Virtualisation: what is it?

Posted on 12 Apr 2017 by Jonny Williamson

The term virtualisation has been around since the 1960s, but many people are still unclear on what it means and how it applies to their business.

Stock Image - Technology Data Server Computer IT - image courtesy of Pixabay.
Virtualisation is the ability to make one computer look like many computers, each running different applications – image courtesy of Pixabay.

In the simplest sense, virtualisation is the ability to make one computer look like many computers, each running different applications. Instead of having a separate computer system and server for email, ERP, business intelligence, purchasing and FSM (field service management), for example, each application resides on one system.

In a practical sense, the advantage is clear. A business only has one server to manage, rather than half a dozen or more.

The example that Jason Andersen, vice president of business line management at global fault tolerant computer servers and software company, Stratus Technologies, offers is an average large supermarket.

“Each supermarket will have upwards of almost 30 servers in it, and many of them will be supported by individual systems running separate applications.

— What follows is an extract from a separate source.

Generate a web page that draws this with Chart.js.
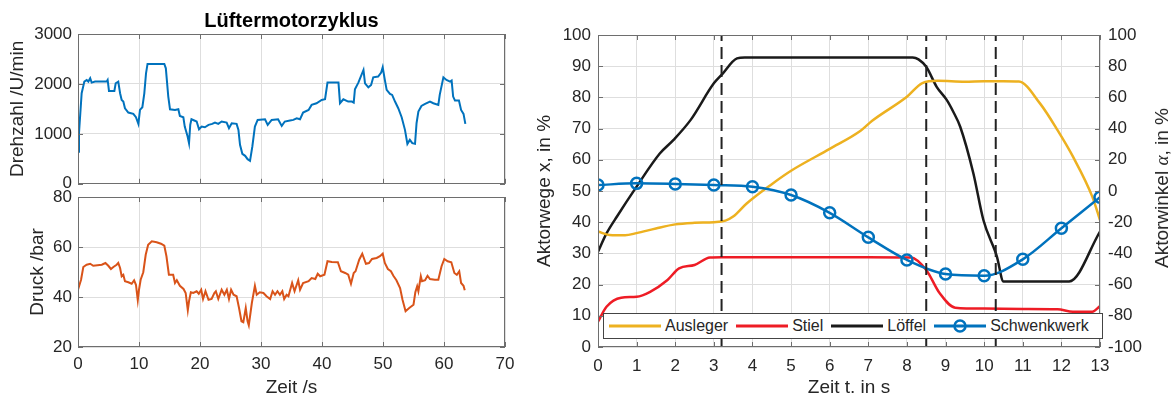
<!DOCTYPE html>
<html>
<head>
<meta charset="utf-8">
<script src="https://cdn.jsdelivr.net/npm/chart.js@4.4.1/dist/chart.umd.min.js"></script>
<style>
html,body{margin:0;padding:0;background:#fff;width:1173px;height:399px;overflow:hidden;position:relative;font-family:"Liberation Sans",Arial,sans-serif;color:#262626;}
canvas{position:absolute;}
#cA{left:0;top:0;}
#cB{left:0;top:180px;}
#cC{left:520px;top:0;}
#legend{position:absolute;left:603px;top:313px;width:493px;height:24px;background:#fff;border:1px solid #444;display:flex;align-items:center;padding-left:5px;box-sizing:content-box;font-size:16px;}
#legend .item{display:flex;align-items:center;margin-right:8px;}
#legend .item span{margin-left:4px;white-space:nowrap;}
#rtitle{position:absolute;left:1162px;top:188px;transform:translate(-50%,-50%) rotate(-90deg);white-space:nowrap;font-size:19px;}
#rtitle i{font-family:"Liberation Serif","DejaVu Serif",serif;}
</style>
</head>
<body>
<canvas id="cA" width="530" height="200"></canvas>
<canvas id="cB" width="530" height="219"></canvas>
<canvas id="cC" width="653" height="399"></canvas>
<div id="legend"></div>
<div id="rtitle">Aktorwinkel <i>α</i>, in %</div>
<script>
// ---------- Data: Lüftermotorzyklus ----------
const fanTime = [0,0.16,0.6,1.04,1.42,1.7,2.0,2.24,2.8,4.7,4.86,5.08,5.96,6.18,6.6,6.9,7.16,7.43,7.7,8.25,9.07,9.5,9.9,10.16,10.55,10.87,11.15,11.4,14.15,14.4,14.8,15.08,15.9,16.45,16.7,17.27,17.5,17.97,18.2,18.4,18.6,19.45,19.84,20.27,20.8,21.4,22.0,22.46,23.0,23.55,24.37,24.75,25.2,26.0,26.3,26.56,26.94,27.4,27.8,28.2,28.58,29.0,29.45,30.66,31.1,31.75,32.8,33.4,33.9,34.75,35.3,35.85,36.4,36.9,37.8,38.3,39.1,39.95,40.5,40.9,42.7,42.95,43.5,44.3,44.9,45.2,45.4,45.96,46.8,47.05,47.6,48.05,48.4,49.2,49.7,49.95,50.3,50.6,51.15,51.5,51.97,52.5,53.06,53.6,54.0,54.4,54.8,55.25,55.5,55.8,56.3,56.9,57.7,58.25,59.07,59.3,59.9,60.4,61.0,61.25,61.5,61.8,62.45,62.8,63.2,63.5];
const fanSpeed = [640,1013,1813,2047,2080,2047,2113,2027,2047,2047,2080,1860,1860,2013,2047,1813,1680,1647,1513,1427,1400,1333,1200,1480,1533,1813,2213,2400,2400,2313,1747,1493,1480,1493,1360,1333,1147,947,813,1180,1293,1247,1093,1147,1133,1180,1200,1227,1200,1247,1227,1113,1213,1200,1080,780,600,560,493,460,747,1147,1280,1293,1180,1280,1293,1160,1247,1267,1280,1313,1293,1427,1480,1580,1613,1680,1693,2027,2027,1613,1693,1647,1647,1627,1893,2027,2280,2013,1933,1980,2133,2147,2227,2333,2080,1880,1800,1780,1647,1513,1333,1080,800,880,813,800,1213,1447,1560,1600,1647,1613,1580,1780,2133,2080,2047,2067,1747,1667,1667,1480,1400,1200];

const pressTime = [0,0.5,0.87,1.42,2.0,2.5,3.9,4.5,4.97,5.4,5.8,6.34,6.6,6.9,7.16,7.43,7.7,8.25,8.8,9.2,9.5,9.8,10.0,10.27,10.7,11.1,11.5,12.1,12.9,13.6,14.15,14.5,14.9,15.6,15.9,16.2,16.7,17.3,17.65,18.0,18.2,18.5,18.9,19.45,19.8,20.2,20.5,20.9,21.4,21.9,22.35,22.6,23.0,23.55,24.0,24.4,24.75,25.1,25.5,26.0,26.4,26.8,27.1,27.5,27.8,28.0,28.5,29.0,29.3,29.8,30.4,30.9,31.5,31.9,32.3,32.7,33.1,33.5,33.8,34.2,34.5,35.1,35.5,36.1,36.4,36.9,37.8,38.3,38.9,39.3,39.7,40.4,40.9,41.6,42.6,43.1,43.8,44.3,44.75,45.2,45.5,46.1,46.6,47.2,47.7,48.2,48.96,49.5,49.95,50.3,50.8,51.3,51.7,52.2,52.8,53.2,53.7,54.3,55.0,55.3,55.6,55.8,56.2,56.4,56.9,57.3,57.7,58.5,59.07,59.6,60.05,60.6,61.2,61.7,62.1,62.5,62.8,63.2,63.4];
const pressure = [42.9,46.9,52,52.9,53.3,52.5,52.9,53.6,52.5,51.2,52,52.9,53.6,51.6,48.3,48.9,46.3,45.9,45.3,46.7,44.9,38.7,42.9,46.9,49.9,56.9,60.9,62.3,61.9,61.3,60.5,56.3,48.9,48.9,45.6,46.7,44.5,43.2,41.6,34.7,38.3,41.9,41.6,42.3,41.3,42.9,39.2,42.3,38.9,39.2,41.6,42.3,39.2,42.9,40.9,42.9,39.2,42.9,40.9,40.3,35.6,30.3,29.9,35.6,30.3,28.7,37.6,44.5,40.9,41.9,41.6,40.3,39.2,42.3,40.9,42.3,40.9,42.3,39.2,40.9,40.3,45.6,42.3,46.7,42.9,45.6,46.3,47.6,47.2,49.3,48.3,48.9,54.3,54,53.9,50.3,49.6,48.9,45.3,49.6,50.3,54.9,57.3,53.3,53.6,55.2,55.6,56.3,57.3,53.6,51.2,50.3,48.5,46.7,43.6,38.9,34.3,35.6,36.9,41.9,44.3,42.3,48.3,46.3,46.7,48.5,47.2,46.9,46.9,52.3,55.2,54.3,53.9,49.6,48.9,50.3,45.6,44.5,42.7];

// ---------- Data: Aktorwege ----------
const auslegerTime = [0,0.3,0.7,1.0,1.5,2.0,2.5,3.0,3.3,3.5,3.85,4.5,5.0,6.0,6.8,7.1,8.0,8.4,8.8,9.5,10.0,10.5,10.9,11.45,11.9,12.3,12.8,13.0];
const auslegerVal  = [37,35.9,35.8,36.5,38,39.3,39.8,40,40.5,41.8,46,52.2,56.5,63.5,69.3,72.5,80.2,84.6,85.3,85,85.2,85.2,85.1,78,69.5,61,48.2,40.7];
const stielTime = [0,0.22,0.6,1.0,1.35,1.8,2.1,2.5,2.9,3.2,5,7,8.1,8.5,8.85,9.25,10,11,11.9,12.3,12.8,13];
const stielVal  = [8.1,12.9,15.8,16.1,17.7,21.5,25.2,26.3,28.7,28.8,28.8,28.8,28.7,24.7,17.2,12.6,12.3,12.2,12.1,11.3,11.3,13.1];
const loeffelTime = [0,0.22,0.5,1.0,1.6,1.95,2.4,3.0,3.2,3.6,3.8,8.15,8.3,8.5,8.77,9.03,9.2,9.38,9.72,9.98,10.33,10.5,12.2,13.0];
const loeffelVal  = [30.5,36.4,42,51.4,62,66.3,72.8,84.5,87.2,92.5,92.8,92.8,92.2,89.8,83.4,79.2,75.4,70.6,55.7,40.7,29,21,21,37];
const schwenkTime = [0,1,2,3,4,5,6,7,8,9,10,11,12,13];
const schwenkVal  = [3.8,4.9,4.5,3.8,2.7,-2.6,-14,-29.7,-44.2,-53.2,-54.3,-43.8,-23.9,-4];
const phaseTimes = [3.2, 8.5, 10.3];

const seriesNames  = ['Ausleger','Stiel','Löffel','Schwenkwerk'];
const seriesColors = ['#EDB120','#EE1C25','#1A1A1A','#0072BD'];

const xyOf = (t, v) => t.map((x, i) => ({x, y: v[i]}));

Chart.defaults.font.family = '"Liberation Sans", Arial, sans-serif';
Chart.defaults.color = '#262626';
Chart.defaults.animation = false;

const GRID = '#dedede';
const FRAME = '#6e6e6e';
const plain = v => String(v);

const framePlugin = {
  id: 'frame',
  afterDatasetsDraw(chart, _a, opts) {
    const {ctx, chartArea: a} = chart;
    const L = 5;
    ctx.save();
    ctx.strokeStyle = FRAME;
    ctx.lineWidth = 1;
    ctx.beginPath();
    (opts.marks || []).forEach(m => {
      const s = chart.scales[m.scale];
      s.ticks.forEach(t => {
        const p = Math.round(s.getPixelForValue(t.value)) + 0.5;
        m.sides.forEach(side => {
          if (side === 'bottom') { ctx.moveTo(p, a.bottom); ctx.lineTo(p, a.bottom - L); }
          if (side === 'top') { ctx.moveTo(p, a.top); ctx.lineTo(p, a.top + L); }
          if (side === 'left') { ctx.moveTo(a.left, p); ctx.lineTo(a.left + L, p); }
          if (side === 'right') { ctx.moveTo(a.right, p); ctx.lineTo(a.right - L, p); }
        });
      });
    });
    ctx.stroke();
    ctx.strokeRect(Math.round(a.left) + 0.5, Math.round(a.top) + 0.5, Math.round(a.right - a.left) - 1, Math.round(a.bottom - a.top) - 1);
    ctx.restore();
  }
};

const tickFont = {size: 17};
const titleFont = {size: 19};

// ---------- Chart A: Drehzahl ----------
new Chart(document.getElementById('cA'), {
  type: 'line',
  data: {datasets: [{data: xyOf(fanTime, fanSpeed), borderColor: '#0072BD', borderWidth: 2, pointRadius: 0, tension: 0}]},
  options: {
    responsive: false,
    layout: {padding: {top: 0, right: 25, left: 0, bottom: 0}},
    plugins: {
      legend: {display: false}, tooltip: {enabled: false},
      title: {display: true, text: 'Lüftermotorzyklus', fullSize: false, font: {size: 20, weight: 'bold'}, color: '#000', padding: {top: 9, bottom: 1}},
      frame: {marks: [{scale: 'x', sides: ['bottom','top']}, {scale: 'y', sides: ['left','right']}]}
    },
    scales: {
      x: {type: 'linear', min: 0, max: 70, ticks: {display: false, stepSize: 10}, grid: {color: GRID, drawTicks: false}, border: {display: false},
          afterFit: s => { s.height = 16; }},
      y: {min: 0, max: 3000, ticks: {stepSize: 1000, font: tickFont, padding: 6, callback: plain}, grid: {color: GRID, drawTicks: false}, border: {display: false},
          title: {display: true, text: 'Drehzahl /U/min', font: titleFont, padding: {top: 6, bottom: 0}},
          afterFit: s => { s.width = 78; }}
    }
  },
  plugins: [framePlugin]
});

// ---------- Chart B: Druck ----------
new Chart(document.getElementById('cB'), {
  type: 'line',
  data: {datasets: [{data: xyOf(pressTime, pressure), borderColor: '#D95319', borderWidth: 2, pointRadius: 0, tension: 0}]},
  options: {
    responsive: false,
    layout: {padding: {top: 17, right: 25, left: 0, bottom: 0}},
    plugins: {
      legend: {display: false}, tooltip: {enabled: false},
      frame: {marks: [{scale: 'x', sides: ['bottom','top']}, {scale: 'y', sides: ['left','right']}]}
    },
    scales: {
      x: {type: 'linear', min: 0, max: 70, ticks: {stepSize: 10, font: tickFont, padding: 7, autoSkip: false, maxRotation: 0, callback: plain}, grid: {color: GRID, drawTicks: false}, border: {display: false},
          title: {display: true, text: 'Zeit /s', font: titleFont, padding: {top: 0, bottom: 0}},
          afterFit: s => { s.height = 52; }},
      y: {min: 20, max: 80, ticks: {stepSize: 20, font: tickFont, padding: 6, callback: plain}, grid: {color: GRID, drawTicks: false}, border: {display: false},
          title: {display: true, text: 'Druck /bar', font: titleFont, padding: {top: 26, bottom: 0}},
          afterFit: s => { s.width = 78; }}
    }
  },
  plugins: [framePlugin]
});

// ---------- Chart C: Aktorwege ----------
const lineSets = [
  {label: seriesNames[0], data: xyOf(auslegerTime, auslegerVal), borderColor: seriesColors[0], yAxisID: 'y'},
  {label: seriesNames[1], data: xyOf(stielTime, stielVal), borderColor: seriesColors[1], yAxisID: 'y'},
  {label: seriesNames[2], data: xyOf(loeffelTime, loeffelVal), borderColor: seriesColors[2], yAxisID: 'y'},
].map(d => Object.assign(d, {borderWidth: 2.5, pointRadius: 0, cubicInterpolationMode: 'monotone', order: 2}));

const schwenkSet = {label: seriesNames[3], data: xyOf(schwenkTime, schwenkVal), borderColor: seriesColors[3], yAxisID: 'y1',
  borderWidth: 2.5, pointRadius: 5.5, pointBorderWidth: 2.5, pointBackgroundColor: 'rgba(255,255,255,0)', pointBorderColor: seriesColors[3],
  cubicInterpolationMode: 'monotone', order: 1};

const phaseSets = phaseTimes.map(t => ({label: 'phase', data: [{x: t, y: 0}, {x: t, y: 100}], yAxisID: 'y',
  borderColor: '#222', borderWidth: 2, borderDash: [12, 6], pointRadius: 0, order: 0}));

new Chart(document.getElementById('cC'), {
  type: 'line',
  data: {datasets: [...lineSets, schwenkSet, ...phaseSets]},
  options: {
    responsive: false,
    layout: {padding: {top: 35, right: 0, left: 0, bottom: 0}},
    plugins: {
      legend: {display: false}, tooltip: {enabled: false},
      frame: {marks: [{scale: 'x', sides: ['bottom','top']}, {scale: 'y', sides: ['left']}, {scale: 'y1', sides: ['right']}]}
    },
    scales: {
      x: {type: 'linear', min: 0, max: 13, ticks: {stepSize: 1, font: tickFont, padding: 9, autoSkip: false, maxRotation: 0, callback: plain}, grid: {color: GRID, drawTicks: false}, border: {display: false},
          title: {display: true, text: 'Zeit t. in s', font: titleFont, padding: {top: 0, bottom: 0}},
          afterFit: s => { s.height = 52; }},
      y: {position: 'left', min: 0, max: 100, ticks: {stepSize: 10, font: tickFont, padding: 7, callback: plain}, grid: {color: GRID, drawTicks: false}, border: {display: false},
          title: {display: true, text: 'Aktorwege x, in %', font: titleFont, padding: {top: 13, bottom: 0}},
          afterFit: s => { s.width = 78; }},
      y1: {position: 'right', min: -100, max: 100, ticks: {stepSize: 20, font: tickFont, padding: 8, callback: plain}, grid: {display: false, drawTicks: false}, border: {display: false},
          afterFit: s => { s.width = 73; }}
    }
  },
  plugins: [framePlugin]
});

// ---------- HTML legend built from series arrays ----------
const legend = document.getElementById('legend');
seriesNames.forEach((name, i) => {
  const item = document.createElement('div');
  item.className = 'item';
  const marker = i === 3 ? `<circle cx="26" cy="7" r="5.5" fill="none" stroke="${seriesColors[i]}" stroke-width="2.5"/>` : '';
  item.innerHTML = `<svg width="52" height="14"><line x1="0" y1="7" x2="52" y2="7" stroke="${seriesColors[i]}" stroke-width="3"/>${marker}</svg><span>${name}</span>`;
  legend.appendChild(item);
});
</script>
</body>
</html>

Consider the amount of hardware being run and energy consumed. When the supermarket started, it probably had one server, which ran all the tills. Then, a pharmacy was installed which required a separate system because of the sensitive data being held.

“Every new extension to the business required another database, another application, another server, and it just proliferates. That’s a scenario I think resonates with many manufacturers. What virtualisation allows you to do is rather than have dozens of servers, you would get down to three or four, even one in some cases.”

Eggs in a basket

Andersen continues: “Once a business has put all its systems on one server, it doesn’t want it to fail. That’s where hyper-reliability and redundancy comes in. If you have 24 servers, generally four of them absolutely can’t go down under any circumstances. Should one or more of the other 20 go down for a few minutes, it’s typically not a major issue. Yet, once those four get mixed in with the other 20, by association, they all become critical.

“That’s where ‘lockstep’ technology comes in. When you lockstep, you mirror everything that comes into the server on both a primary and a failover system. Every single piece of data goes through the exact same channel. Should the primary system fail, the failover picks up in milliseconds, they operate in perfect synchronicity.”